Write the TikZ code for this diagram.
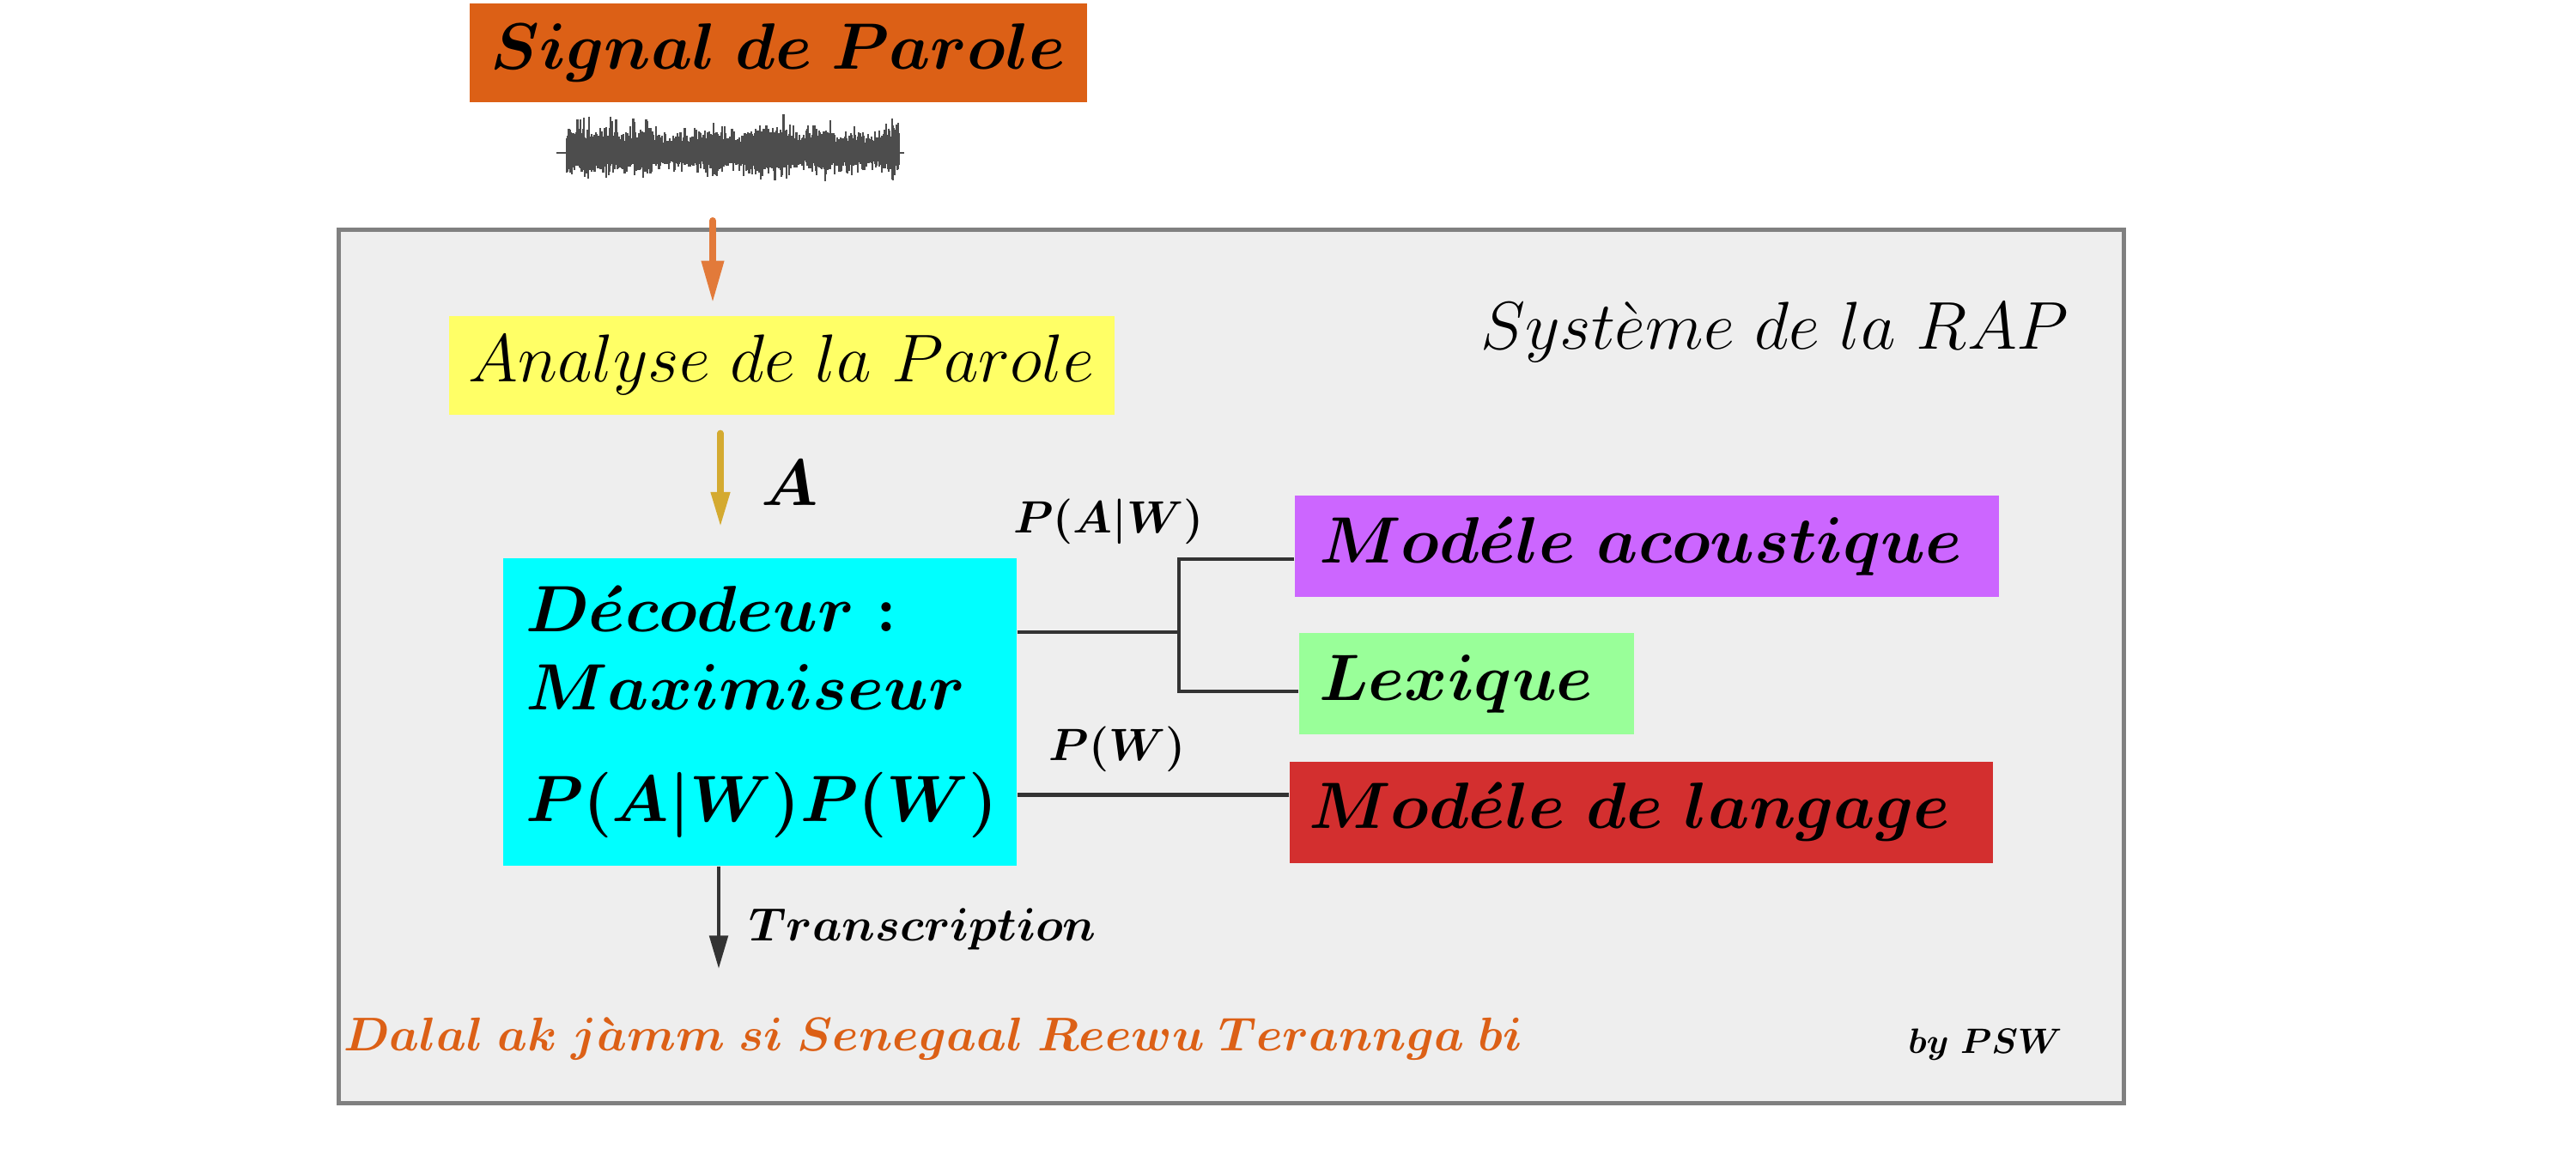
\RequirePackage{fix-cm}
\documentclass[tikz,border=0pt]{standalone}
\usepackage{amsmath}
\usetikzlibrary{arrows.meta,positioning,calc}

\definecolor{signalorange}{RGB}{220,96,22}
\definecolor{arroworange}{RGB}{226,122,58}
\definecolor{gold}{RGB}{212,170,48}
\definecolor{anaYellow}{RGB}{255,255,102}
\definecolor{decCyan}{RGB}{0,255,255}
\definecolor{acPurple}{RGB}{204,102,255}
\definecolor{lexGreen}{RGB}{153,255,153}
\definecolor{langRed}{RGB}{211,47,47}
\definecolor{boxfill}{RGB}{238,238,238}
\definecolor{boxgray}{RGB}{128,128,128}
\definecolor{linkgray}{RGB}{51,51,51}
\definecolor{wavegray}{RGB}{77,77,77}

\begin{document}
\begin{tikzpicture}[
  bigbf/.style={font=\boldmath\fontsize{21.7}{26}\selectfont},
  bigit/.style={font=\fontsize{22.4}{27}\selectfont},
  bloc/.style={inner sep=0pt, minimum height=1.15cm},
  modele/.style={bigbf, inner xsep=0.28cm, inner ysep=0pt, align=left,
    minimum height=1.18cm},
  lien/.style={draw=linkgray, line width=1.3pt},
  wave/.style={draw=wavegray, line width=0.6pt},
  lbl/.style={font=\boldmath\fontsize{15}{18}\selectfont, anchor=base}
]
  \useasboundingbox (0,0) rectangle (30,-13.38);

  % speech signal on top
  \node[bloc, bigbf, fill=signalorange, minimum width=7.19cm] (sig)
    at (9.065,-0.615) {$Signal\ de\ Parole$};

  \pgfmathsetseed{42}
  \foreach \k in {0,...,310} {
    \pgfmathsetmacro{\env}{0.85+0.2*sin(\k*4.3)*cos(\k*1.9)+0.1*sin(\k*11)}
    \pgfmathsetmacro{\xx}{6.60+\k*0.0125}
    \pgfmathsetmacro{\up}{\env*(0.17+0.1*rnd+0.2*rnd^4)}
    \pgfmathsetmacro{\dn}{\env*(0.13+0.08*rnd+0.16*rnd^4)}
    \draw[wave] (\xx,-1.78+\up) -- (\xx,-1.78-\dn);
  }
  \draw[wave] (6.48,-1.78) -- (10.53,-1.78);

  % the RAP system
  \node[draw=boxgray, fill=boxfill, line width=1.4pt, anchor=north west,
        minimum width=20.79cm, minimum height=10.17cm] (rap) at (3.92,-2.65) {};
  \node[bigit, anchor=base east] (rapl) at (24.22,-4.06)
    {$Syst\grave{e}me\ de\ la\ RAP$};

  \node[bloc, bigit, fill=anaYellow, minimum width=7.75cm] (ana)
    at (9.10,-4.25) {$Analyse\ de\ la\ Parole$};

  \node[bigbf, fill=decCyan, inner xsep=0.26cm, text width=5.46cm, align=left,
        minimum height=3.58cm] (dec) at (8.85,-8.29)
    {$D\acute{e}codeur\ {:}$\\ $Maximiseur$\\[11pt] $P(A|W)P(W)$};

  \node[bigbf] (A) at (9.20,-5.62) {$A$};

  % models
  \node[modele, fill=acPurple, text width=7.64cm] (ac) at (19.18,-6.36)
    {$Mod\acute{e}le\ acoustique$};
  \node[modele, fill=lexGreen, inner xsep=0.23cm, text width=3.44cm] (lex)
    at (17.08,-7.96) {$Lexique$};
  \node[modele, fill=langRed, inner xsep=0.22cm, text width=7.75cm] (lang)
    at (19.115,-9.455) {$Mod\acute{e}le\ de\ langage$};

  \node[lbl] (pawl) at (12.91,-6.20) {$P(A|W)$};
  \node[lbl] (pwl) at (13.01,-8.85) {$P(W)$};

  % arrows
  \coordinate (wv) at (8.30,-2.57);
  \draw[arroworange, line width=2.3pt, line cap=round,
        -{Triangle[length=14pt,width=7pt]}, shorten >=0.14cm]
    (wv) -- (wv |- ana.north);

  \coordinate (ax) at (8.39,-5.0);
  \draw[gold, line width=2pt, line cap=round,
        -{Triangle[length=11.5pt,width=6pt]}, shorten <=0.21cm, shorten >=0.36cm]
    (ana.south -| ax) -- (dec.north -| ax);

  \coordinate (tr) at (8.37,-11.28);
  \draw[linkgray, line width=1.4pt, -{Triangle[length=11pt,width=6pt]}]
    (dec.south -| tr) -- (tr);

  % connectors
  \coordinate (jn) at (13.73,-7.36);
  \draw[lien] (dec.east |- jn) -- (jn);
  \draw[lien] ([yshift=-1.5mm]ac.west) -| (jn) |- ([yshift=-0.9mm]lex.west);
  \draw[lien] ([yshift=2mm]lang.west) -- ([yshift=2mm]lang.west -| dec.east);

  % bottom texts
  \node[font=\boldmath\fontsize{15.5}{19}\selectfont, anchor=base west] (trl)
    at (8.60,-10.95) {$Transcription$};
  \node[font=\boldmath\fontsize{15.7}{19}\selectfont, text=signalorange,
        anchor=base west] (dalal) at (3.88,-12.23)
    {$Dalal\ ak\ j\grave{a}mm\ si\ Senegaal\ Reewu\ Terannga\ bi$};
  \node[font=\boldmath\fontsize{11.7}{14}\selectfont, anchor=base west] (psw)
    at (22.10,-12.26) {$by\ PSW$};
\end{tikzpicture}
\end{document}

EXERCISE DIRECTIONS
Using the material above, set down every line exactly, but skip the pictures.

ANSWER TO THIS PROBLEM
Write the TikZ code for this diagram.
\RequirePackage{fix-cm}
\documentclass[tikz,border=0pt]{standalone}
\usepackage{amsmath}
\usetikzlibrary{arrows.meta,positioning,calc}

\definecolor{signalorange}{RGB}{220,96,22}
\definecolor{arroworange}{RGB}{226,122,58}
\definecolor{gold}{RGB}{212,170,48}
\definecolor{anaYellow}{RGB}{255,255,102}
\definecolor{decCyan}{RGB}{0,255,255}
\definecolor{acPurple}{RGB}{204,102,255}
\definecolor{lexGreen}{RGB}{153,255,153}
\definecolor{langRed}{RGB}{211,47,47}
\definecolor{boxfill}{RGB}{238,238,238}
\definecolor{boxgray}{RGB}{128,128,128}
\definecolor{linkgray}{RGB}{51,51,51}
\definecolor{wavegray}{RGB}{77,77,77}

\begin{document}
\begin{tikzpicture}[
  bigbf/.style={font=\boldmath\fontsize{21.7}{26}\selectfont},
  bigit/.style={font=\fontsize{22.4}{27}\selectfont},
  bloc/.style={inner sep=0pt, minimum height=1.15cm},
  modele/.style={bigbf, inner xsep=0.28cm, inner ysep=0pt, align=left,
    minimum height=1.18cm},
  lien/.style={draw=linkgray, line width=1.3pt},
  wave/.style={draw=wavegray, line width=0.6pt},
  lbl/.style={font=\boldmath\fontsize{15}{18}\selectfont, anchor=base}
]
  \useasboundingbox (0,0) rectangle (30,-13.38);

  % speech signal on top
  \node[bloc, bigbf, fill=signalorange, minimum width=7.19cm] (sig)
    at (9.065,-0.615) {$Signal\ de\ Parole$};

  \pgfmathsetseed{42}
  \foreach \k in {0,...,310} {
    \pgfmathsetmacro{\env}{0.85+0.2*sin(\k*4.3)*cos(\k*1.9)+0.1*sin(\k*11)}
    \pgfmathsetmacro{\xx}{6.60+\k*0.0125}
    \pgfmathsetmacro{\up}{\env*(0.17+0.1*rnd+0.2*rnd^4)}
    \pgfmathsetmacro{\dn}{\env*(0.13+0.08*rnd+0.16*rnd^4)}
    \draw[wave] (\xx,-1.78+\up) -- (\xx,-1.78-\dn);
  }
  \draw[wave] (6.48,-1.78) -- (10.53,-1.78);

  % the RAP system
  \node[draw=boxgray, fill=boxfill, line width=1.4pt, anchor=north west,
        minimum width=20.79cm, minimum height=10.17cm] (rap) at (3.92,-2.65) {};
  \node[bigit, anchor=base east] (rapl) at (24.22,-4.06)
    {$Syst\grave{e}me\ de\ la\ RAP$};

  \node[bloc, bigit, fill=anaYellow, minimum width=7.75cm] (ana)
    at (9.10,-4.25) {$Analyse\ de\ la\ Parole$};

  \node[bigbf, fill=decCyan, inner xsep=0.26cm, text width=5.46cm, align=left,
        minimum height=3.58cm] (dec) at (8.85,-8.29)
    {$D\acute{e}codeur\ {:}$\\ $Maximiseur$\\[11pt] $P(A|W)P(W)$};

  \node[bigbf] (A) at (9.20,-5.62) {$A$};

  % models
  \node[modele, fill=acPurple, text width=7.64cm] (ac) at (19.18,-6.36)
    {$Mod\acute{e}le\ acoustique$};
  \node[modele, fill=lexGreen, inner xsep=0.23cm, text width=3.44cm] (lex)
    at (17.08,-7.96) {$Lexique$};
  \node[modele, fill=langRed, inner xsep=0.22cm, text width=7.75cm] (lang)
    at (19.115,-9.455) {$Mod\acute{e}le\ de\ langage$};

  \node[lbl] (pawl) at (12.91,-6.20) {$P(A|W)$};
  \node[lbl] (pwl) at (13.01,-8.85) {$P(W)$};

  % arrows
  \coordinate (wv) at (8.30,-2.57);
  \draw[arroworange, line width=2.3pt, line cap=round,
        -{Triangle[length=14pt,width=7pt]}, shorten >=0.14cm]
    (wv) -- (wv |- ana.north);

  \coordinate (ax) at (8.39,-5.0);
  \draw[gold, line width=2pt, line cap=round,
        -{Triangle[length=11.5pt,width=6pt]}, shorten <=0.21cm, shorten >=0.36cm]
    (ana.south -| ax) -- (dec.north -| ax);

  \coordinate (tr) at (8.37,-11.28);
  \draw[linkgray, line width=1.4pt, -{Triangle[length=11pt,width=6pt]}]
    (dec.south -| tr) -- (tr);

  % connectors
  \coordinate (jn) at (13.73,-7.36);
  \draw[lien] (dec.east |- jn) -- (jn);
  \draw[lien] ([yshift=-1.5mm]ac.west) -| (jn) |- ([yshift=-0.9mm]lex.west);
  \draw[lien] ([yshift=2mm]lang.west) -- ([yshift=2mm]lang.west -| dec.east);

  % bottom texts
  \node[font=\boldmath\fontsize{15.5}{19}\selectfont, anchor=base west] (trl)
    at (8.60,-10.95) {$Transcription$};
  \node[font=\boldmath\fontsize{15.7}{19}\selectfont, text=signalorange,
        anchor=base west] (dalal) at (3.88,-12.23)
    {$Dalal\ ak\ j\grave{a}mm\ si\ Senegaal\ Reewu\ Terannga\ bi$};
  \node[font=\boldmath\fontsize{11.7}{14}\selectfont, anchor=base west] (psw)
    at (22.10,-12.26) {$by\ PSW$};
\end{tikzpicture}
\end{document}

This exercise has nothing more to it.